Thursday, July 25, 2013

Props and visual aids. . .

I was asked once if I used visual aids in my sermons.  I replied that I did not.  I left it at that.  The person asking got my drift but did not appreciate the answer.  It seemed the question was less a query than it was an encouragement suggesting I ought to use them.

I was reminded of a story, factual though the names have not been used to protect the innocent, from a preacher preaching a sermon in a highly liturgical church.   Homiletic props were one of his specialties. This priest who once placed a box of dog excrement at the top of the nave and, after wandering around it, asked parishioners to guess the contents. When no one understandably could, he let them in on his secret and said, “Sometimes you have to walk through a lot of this to get to Jesus.”

Uhhhh...  Well...  I would say visual aid not needed.  But that might just be me...

It seems that over and over again when we fear the Word will not do what God has purposed it to do, we come up with gimmicks that we think will bolster the Word, assist the Word, give added weight or relevance to the Word... but when we do this, we nearly always detract from the Word so that the preacher, the preaching, and the Word preached is diminished as a consequence.

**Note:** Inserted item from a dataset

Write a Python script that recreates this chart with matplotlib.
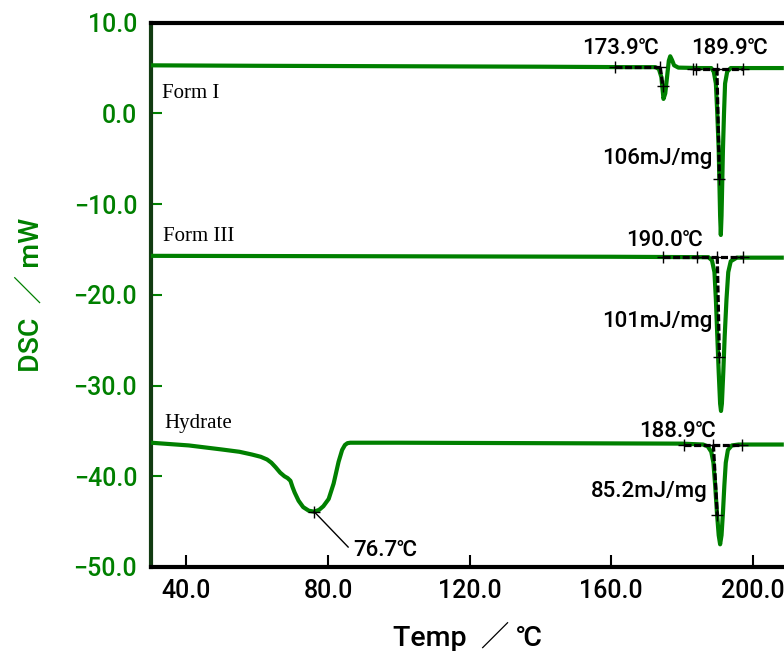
import matplotlib
matplotlib.use("Agg")
import matplotlib.pyplot as plt

# ---------------- data ----------------
form1_x = [30, 60, 100, 140, 165, 172.5, 173.5, 174.2, 174.8, 175.3, 175.8, 176.3, 176.7,
           177.2, 177.8, 179.0, 185, 188.3, 189.0, 189.6, 190.0, 190.4, 190.8, 191.0,
           191.2, 191.6, 191.9, 192.2, 192.8, 193.8, 200, 208.8]
form1_y = [5.3, 5.25, 5.2, 5.15, 5.1, 5.1, 4.9, 4.0, 1.6, 2.2, 4.0, 5.8, 6.3,
           5.9, 5.3, 5.05, 5.0, 5.0, 4.6, 3.3, 0.0, -4.0, -11.3, -13.4,
           -11.3, -4.0, 0.0, 3.3, 4.6, 5.0, 5.0, 5.0]

form3_x = [30, 100, 160, 187.5, 188.5, 189.2, 189.6, 190.0, 190.4, 190.8, 191.05, 191.3,
           191.7, 192.1, 192.6, 193.1, 193.8, 195.5, 200, 208.8]
form3_y = [-15.7, -15.75, -15.8, -15.85, -16.2, -17.5, -20.5, -24.5, -28.5, -32.0, -32.8, -32.0,
           -28.5, -24.5, -20.5, -17.5, -16.3, -15.9, -15.9, -15.9]

hyd_x = [30, 40.7, 50.1, 55.0, 58.5, 61.0, 62.8, 64.0, 65.2, 66.5, 67.7, 68.6, 69.4, 70.0,
         70.6, 71.7, 73.0, 74.6, 76.1, 77.5, 78.7, 80.2, 81.6, 83.0, 84.0, 84.8, 85.5, 86.3,
         100, 140, 180, 186, 187.3, 188.3, 188.9, 189.4, 189.9, 190.4, 190.8, 191.2, 191.6,
         192.0, 192.4, 193.0, 194.1, 196, 208.8]
hyd_y = [-36.3, -36.6, -37.05, -37.3, -37.6, -37.85, -38.15, -38.5, -39.0, -39.6, -40.0, -40.2,
         -40.5, -41.2, -41.8, -42.7, -43.4, -43.8, -43.9, -43.7, -43.3, -42.5, -40.8, -38.4,
         -37.1, -36.55, -36.35, -36.3, -36.3, -36.35, -36.4, -36.5, -36.7, -37.3, -38.5, -41.0,
         -44.0, -46.5, -47.5, -46.5, -44.0, -41.0, -38.5, -37.1, -36.6, -36.5, -36.5]

sample_names = ["Form I", "Form III", "Hydrate"]
sample_label_xy = [(33.0, 2.2), (33.3, -13.6), (33.7, -34.2)]

# onset analysis: baseline segment (x0, x1, y), tangent end point, tick marks
onset_base = [(161.1, 173.9, 5.1), (183.1, 197.2, 4.95), (174.8, 197.2, -15.8), (180.7, 196.9, -36.5)]
onset_start = [(173.9, 5.1), (189.9, 4.95), (190.0, -15.8), (188.9, -36.5)]
onset_end = [(174.6, 3.0), (190.6, -7.2), (190.6, -26.8), (190.0, -44.3)]
onset_ticks = [[161.1, 173.9], [183.1, 184.0, 189.9, 197.2], [174.8, 184.2, 190.0, 197.2], [180.7, 188.9, 196.9]]

ann_texts = ["173.9℃", "189.9℃", "106mJ/mg", "190.0℃", "101mJ/mg", "188.9℃", "85.2mJ/mg"]
ann_xy = [(162.6, 7.18), (193.3, 7.18), (173.1, -4.92), (175.0, -13.96), (173.1, -22.97),
          (178.8, -35.1), (170.7, -41.7)]

peak_text = "76.7℃"
peak_point = (76.1, -43.9)
peak_leader_end = (85.7, -47.8)
peak_text_xy = (87.1, -48.2)

x_ticks = [40, 80, 120, 160, 200]
y_ticks = [10, 0, -10, -20, -30, -40, -50]

# ---------------- figure ----------------
GREEN = "#008000"
SANS = ["Roboto", "Liberation Sans", "Noto Sans CJK JP", "DejaVu Sans"]

fig = plt.figure(figsize=(7.84, 6.51), dpi=100)
ax = fig.add_axes([151 / 784, 1 - 567 / 651, 1 - 151 / 784, 544.3 / 651])
ax.set_xlim(30, 208.85)
ax.set_ylim(-50, 10)

for xs, ys in [(form1_x, form1_y), (form3_x, form3_y), (hyd_x, hyd_y)]:
    ax.plot(xs, ys, color=GREEN, lw=3.0, solid_joinstyle="round", solid_capstyle="butt", zorder=3)

# onset constructions
for (x0, x1, yb), (sx, sy), (ex, ey), ticks in zip(onset_base, onset_start, onset_end, onset_ticks):
    ax.plot([x0, x1], [yb, yb], color="black", lw=2.3, ls=(0, (2.2, 0.8)), zorder=4)
    ax.plot([sx, ex], [sy, ey], color="black", lw=2.3, ls=(0, (2.2, 0.8)), zorder=4)
    ax.plot(ticks, [yb] * len(ticks), ls="none", marker="+", ms=9, mew=1.0, color="black", zorder=5)
    ax.plot([ex], [ey], ls="none", marker="+", ms=9, mew=1.0, color="black", zorder=5)

for t, (tx, ty) in zip(ann_texts, ann_xy):
    ax.text(tx, ty, t, ha="center", va="center", fontsize=16, family=SANS, fontweight="medium",
            color="black", zorder=6)

ax.plot([peak_point[0], peak_leader_end[0]], [peak_point[1], peak_leader_end[1]], color="black", lw=1.0, zorder=5)
ax.plot([peak_point[0]], [peak_point[1]], ls="none", marker="+", ms=9, mew=1.0, color="black", zorder=5)
ax.text(peak_text_xy[0], peak_text_xy[1], peak_text, ha="left", va="center", fontsize=16, family=SANS,
        fontweight="medium", color="black")

for name, (lx, ly) in zip(sample_names, sample_label_xy):
    ax.text(lx, ly, name, ha="left", va="center", fontsize=15, family="Liberation Serif", color="black")

# axes styling
ax.spines["right"].set_visible(False)
ax.spines["top"].set_linewidth(3)
ax.spines["bottom"].set_linewidth(3)
ax.spines["left"].set_linewidth(3)
ax.spines["left"].set_color("#123c12")
ax.spines["top"].set_color("black")
ax.spines["bottom"].set_color("black")

ax.set_xticks(x_ticks)
ax.set_xticklabels([f"{v:.1f}" for v in x_ticks])
ax.set_yticks(y_ticks)
ax.set_yticklabels([f"{v:.1f}".replace("-", "\u2212") for v in y_ticks])
ax.tick_params(axis="x", direction="in", length=9, width=1.5, colors="black", pad=9, labelsize=18)
ax.tick_params(axis="y", direction="in", length=8, width=1.5, color=GREEN, labelcolor=GREEN, pad=10, labelsize=18)
for lab in ax.get_xticklabels() + ax.get_yticklabels():
    lab.set_family(SANS)
    lab.set_fontweight("medium")

ax.set_xlabel("Temp  ／ ℃", fontsize=20.5, family=SANS, fontweight="medium", color="black", labelpad=13)
ax.set_ylabel("DSC  ／ mW", fontsize=20.5, family=SANS, fontweight="medium", color=GREEN, labelpad=21)

fig.savefig("out.png", dpi=100)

If I might be allowed, the poor folks in the pews have to walk through a lot of the above named visual aid and too much of it comes from the people charged with preaching the Word.  Drama is no substitute for faithfulness.  Gimmicks are no substitute for faith.  Being infamous is not the same as being memorable.  The first job of the preacher is to get out of the way of the text (Word).  Have I said enough?



6 comments:

Janis Williams said...

Yes, enough said, Fr. Peters.

I beg to differ, however. We/you do use visual "aids." They are vestments, paraments, crucifixes, altar cloths, covers for the elements of the Eucharist. And don't forget candles and (cough cough), incense!

Seriously, in a day of iPhones and YouTube, why do we have so much trouble understanding some things are sacred? There's nothing wrong with CCM in your car or home, it just doesn't belong in church. There's nothing wrong with YouTube (witness Hans Fiene and Lutheran Satire); just don't put it on a jumbotron in the Divine Service.

Americans have lost the idea of the hallowed, even we who pray the Our Father every week. Nothing holy is immune in our society from the invasion of our desires.

Anonymous said...

So, Jesus taking a child and putting him in the midst of them was NOT a visual aid?!

Jim Davis said...

Some visual aids stink; like the one you used here. Others can be effective. The visual aid on your blog is effective because it has such a negative connotation.

One pastor used stones, one large and several small ones, to illustrate the story of the stoning of the prostitute. "Let him who is without sin cast the first stone." The first stone is the large one and is designed to inflict serious bodily damage. Others follow with the small stones.
This was a very effective visual aid.

Anonymous said...

Someone forgot to tell the Jesus First crowd about current trends in the Church:

http://thechristianpundit.org/2013/07/17/young-evangelicals-are-getting-high/

Retro is cool.

Erik Maldre said...

Anonymous ("Retro is cool"): Trends don't last because they're driving force is the service of the self. Why are the youth apparently turning to "high" church? Sadly the answer often is selfish intentions.

ErnestO said...

A crucifix (from Latin cruci fixus)is thee most clear and powerful visual aid we have in the Church.